I really don't see AMD's current design crew turning out anything matching, let alone, surpassing, current Intel designs within a year, and probably even longer. Now all AMD has going for it is power use efficiency, but from power consumption benchmarks those are only relevant if you have a server with a great deal of dead time, which is something I certainly wouldn't want to have unless it was some type of server for a small/medium sized office, as at full throughput the two companies' chips are close enough in terms of power utilization, and Intel's throughput efficiency added to that gives them a clear win in a business setting.

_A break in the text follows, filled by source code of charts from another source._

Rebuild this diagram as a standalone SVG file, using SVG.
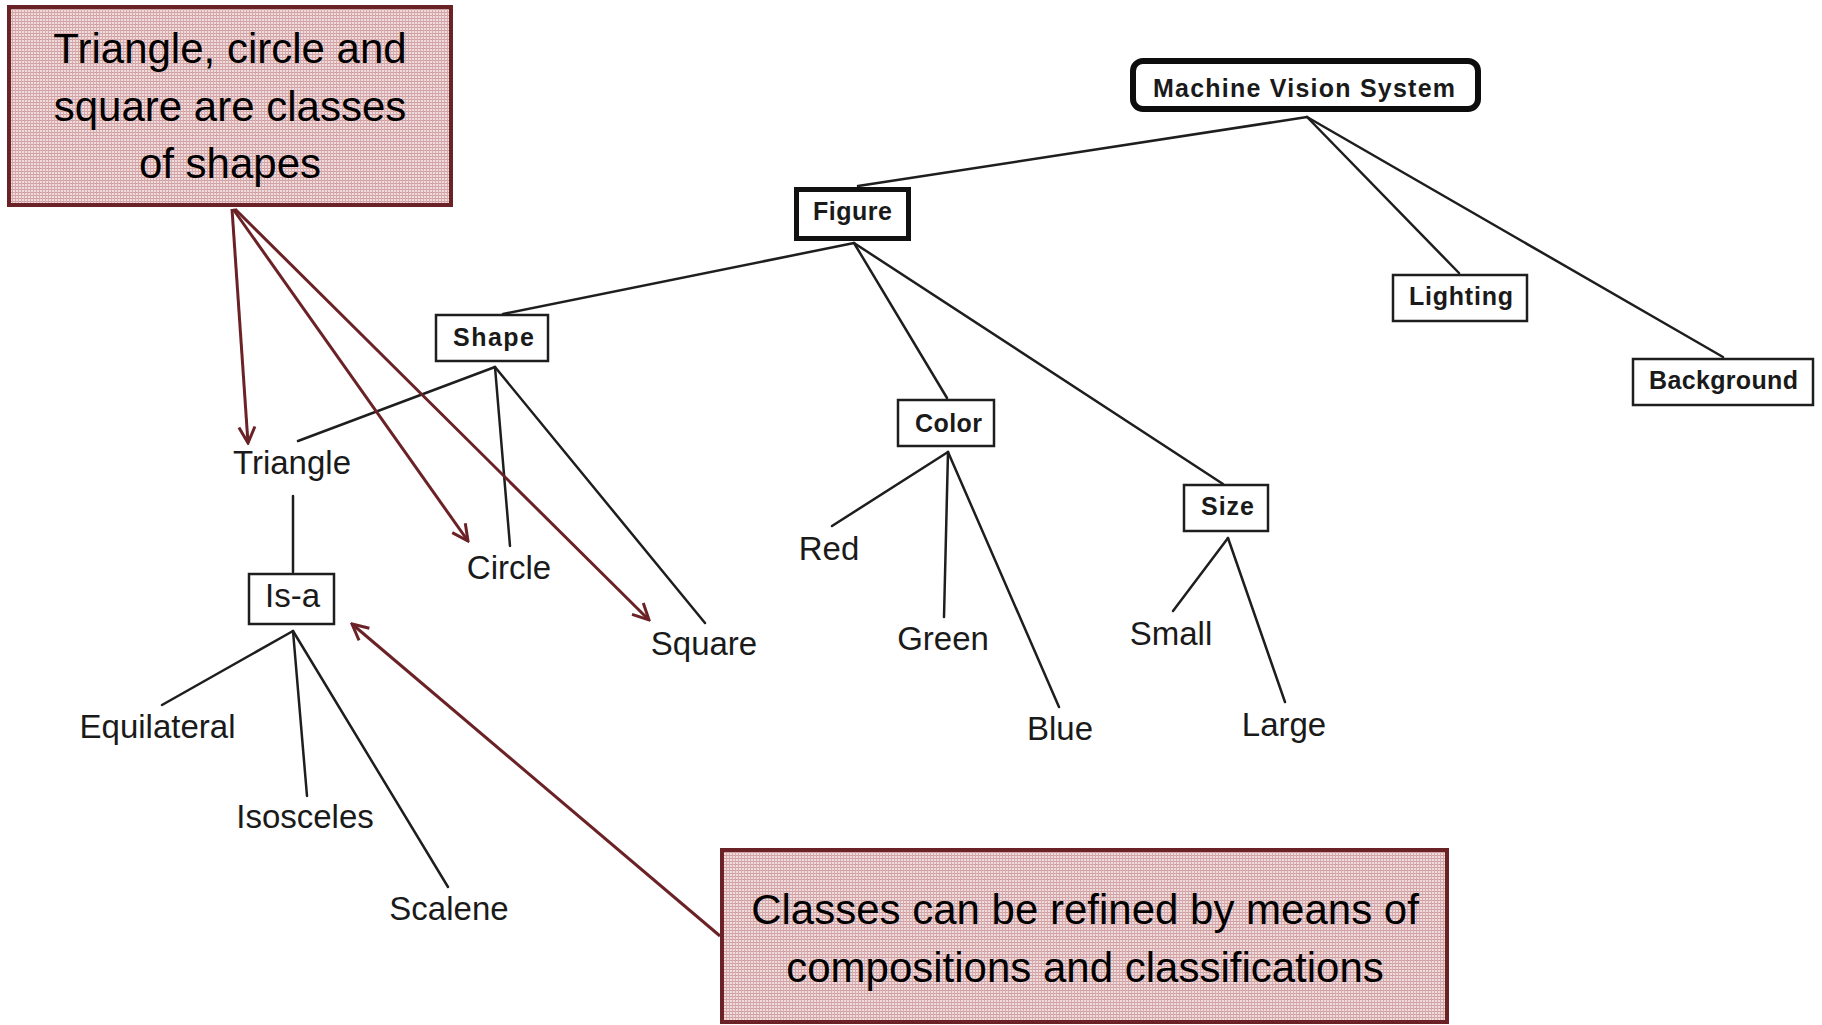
<svg xmlns="http://www.w3.org/2000/svg" width="1822" height="1025" viewBox="0 0 1822 1025">
  <style>
    .box { fill: #ffffff; stroke: #1e1e1e; stroke-width: 2.5; }
    .box-thick { fill: #ffffff; stroke: #111111; stroke-width: 5; }
    .lbl-bold { font-family: "Liberation Sans", Arial, sans-serif; font-weight: bold; font-size: 25px; fill: #1a1a1a; text-anchor: middle; }
    .lbl { font-family: "Liberation Sans", Arial, sans-serif; font-size: 33px; fill: #1a1a1a; text-anchor: middle; }
    .edge { stroke: #1e1e1e; stroke-width: 2.5; fill: none; stroke-linecap: round; }
    .note { fill: url(#weave); stroke: #6b2226; stroke-width: 4; }
    .note-text { font-family: "Liberation Sans", Arial, sans-serif; font-size: 42px; fill: #000000; text-anchor: middle; }
    .pointer { stroke: #6b2226; stroke-width: 3; fill: none; marker-end: url(#openhead); }
  </style>
  <defs>
    <!-- woven pink texture for the note boxes -->
    <pattern id="weave" width="3" height="3" patternUnits="userSpaceOnUse">
      <rect width="3" height="3" fill="#f1dcdd"/>
      <rect x="0" y="0" width="3" height="1" fill="#cf9fa2"/>
      <rect x="0" y="0" width="1" height="3" fill="#d6abae"/>
    </pattern>
    <marker id="openhead" viewBox="0 0 20 20" refX="18" refY="10" markerWidth="20" markerHeight="20" markerUnits="userSpaceOnUse" orient="auto">
      <path d="M2,2 L18,10 L2,18" fill="none" stroke="#6b2226" stroke-width="3" stroke-linejoin="miter"/>
    </marker>
  </defs>

  <rect width="1822" height="1025" fill="#ffffff"/>

  <!-- tree edges -->
  <g id="connectors">
    <line class="edge" x1="1307" y1="117" x2="858" y2="186"/>
    <line class="edge" x1="1307" y1="117" x2="1459" y2="273"/>
    <line class="edge" x1="1307" y1="117" x2="1723" y2="357"/>
    <line class="edge" x1="854" y1="243" x2="503" y2="314"/>
    <line class="edge" x1="854" y1="243" x2="947" y2="398"/>
    <line class="edge" x1="854" y1="243" x2="1223" y2="484"/>
    <line class="edge" x1="495" y1="367" x2="298" y2="441"/>
    <line class="edge" x1="495" y1="367" x2="510" y2="546"/>
    <line class="edge" x1="495" y1="367" x2="705" y2="623"/>
    <line class="edge" x1="293" y1="496" x2="293" y2="572"/>
    <line class="edge" x1="293" y1="631" x2="162" y2="705"/>
    <line class="edge" x1="293" y1="631" x2="307" y2="796"/>
    <line class="edge" x1="293" y1="631" x2="448" y2="887"/>
    <line class="edge" x1="948" y1="452" x2="832" y2="526"/>
    <line class="edge" x1="948" y1="452" x2="944" y2="617"/>
    <line class="edge" x1="948" y1="452" x2="1059" y2="707"/>
    <line class="edge" x1="1228" y1="538" x2="1173" y2="611"/>
    <line class="edge" x1="1228" y1="538" x2="1285" y2="702"/>
  </g>

  <!-- boxed nodes -->
  <g id="node-machine-vision-system">
    <rect x="1133" y="61" width="345" height="48" rx="10" ry="10" fill="#ffffff" stroke="#0d0d0d" stroke-width="6"/>
    <text class="lbl-bold" x="1304" y="97" font-size="27" textLength="302" lengthAdjust="spacing">Machine Vision System</text>
  </g>
  <g id="node-figure">
    <rect class="box-thick" x="796.5" y="189.5" width="112" height="49"/>
    <text class="lbl-bold" x="852.5" y="220" textLength="79" lengthAdjust="spacing">Figure</text>
  </g>
  <g id="node-shape">
    <rect class="box" x="436" y="315" width="112" height="46"/>
    <text class="lbl-bold" x="493.5" y="346" textLength="81" lengthAdjust="spacing">Shape</text>
  </g>
  <g id="node-lighting">
    <rect class="box" x="1393" y="275" width="134" height="46"/>
    <text class="lbl-bold" x="1461" y="305" textLength="104" lengthAdjust="spacing">Lighting</text>
  </g>
  <g id="node-background">
    <rect class="box" x="1633" y="359" width="180" height="46"/>
    <text class="lbl-bold" x="1723.5" y="389" textLength="149" lengthAdjust="spacing">Background</text>
  </g>
  <g id="node-color">
    <rect class="box" x="898" y="400" width="96" height="46"/>
    <text class="lbl-bold" x="948.5" y="432" textLength="67" lengthAdjust="spacing">Color</text>
  </g>
  <g id="node-size">
    <rect class="box" x="1184" y="485" width="84" height="46"/>
    <text class="lbl-bold" x="1227.5" y="515" textLength="53" lengthAdjust="spacing">Size</text>
  </g>
  <g id="node-is-a">
    <rect class="box" x="249" y="574" width="85" height="50"/>
    <text class="lbl" x="292.5" y="607">Is-a</text>
  </g>

  <!-- plain text nodes -->
  <g id="node-triangle"><text class="lbl" x="292" y="474">Triangle</text></g>
  <g id="node-circle"><text class="lbl" x="509" y="579">Circle</text></g>
  <g id="node-square"><text class="lbl" x="704" y="655">Square</text></g>
  <g id="node-equilateral"><text class="lbl" x="157.5" y="738">Equilateral</text></g>
  <g id="node-isosceles"><text class="lbl" x="305" y="828">Isosceles</text></g>
  <g id="node-scalene"><text class="lbl" x="449" y="920">Scalene</text></g>
  <g id="node-red"><text class="lbl" x="829" y="560">Red</text></g>
  <g id="node-green"><text class="lbl" x="943" y="650">Green</text></g>
  <g id="node-blue"><text class="lbl" x="1060" y="740">Blue</text></g>
  <g id="node-small"><text class="lbl" x="1171" y="645">Small</text></g>
  <g id="node-large"><text class="lbl" x="1284" y="736">Large</text></g>

  <!-- annotation pointers -->
  <g id="note-connectors">
    <line class="pointer" x1="232" y1="209" x2="248" y2="443"/>
    <line class="pointer" x1="233" y1="209" x2="468" y2="541"/>
    <line class="pointer" x1="235" y1="209" x2="649" y2="620"/>
    <line class="pointer" x1="720" y1="936" x2="352" y2="624"/>
  </g>

  <!-- annotation notes -->
  <g id="note-classes-of-shapes">
    <rect class="note" x="9" y="7" width="442" height="198"/>
    <text class="note-text" x="230" y="63">Triangle, circle and</text>
    <text class="note-text" x="230" y="121">square are classes</text>
    <text class="note-text" x="230" y="178">of shapes</text>
  </g>
  <g id="note-refinement">
    <rect class="note" x="722" y="850" width="725" height="172"/>
    <text class="note-text" x="1085" y="924">Classes can be refined by means of</text>
    <text class="note-text" x="1085" y="982">compositions and classifications</text>
  </g>
</svg>
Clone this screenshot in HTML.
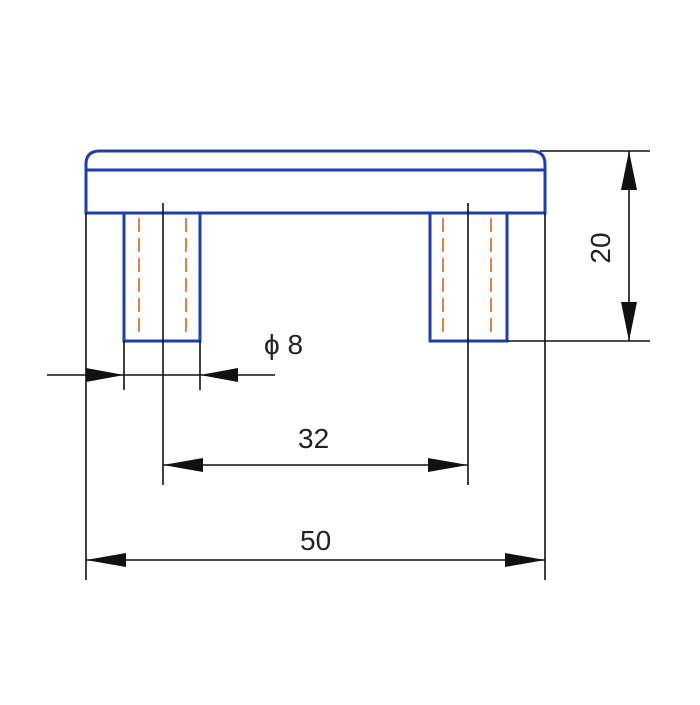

As to my home machines, I game, and do development and other things at home, so I want the throughput giving another loss to AMD.

Bottom line, even though I haven't really looked at it, I'd hazard that AMD's only real hope for decent sales ATM would be to push their mobile processors.

Beyond that I'm still waiting for Intel's new bus design to show up, which should give them a few more percentage points in overall performance, that is unless I missed it's release somewhere in the last year and it turned out to really be a dud.

@tyrione:
Attention grammar police, you missed something yourself.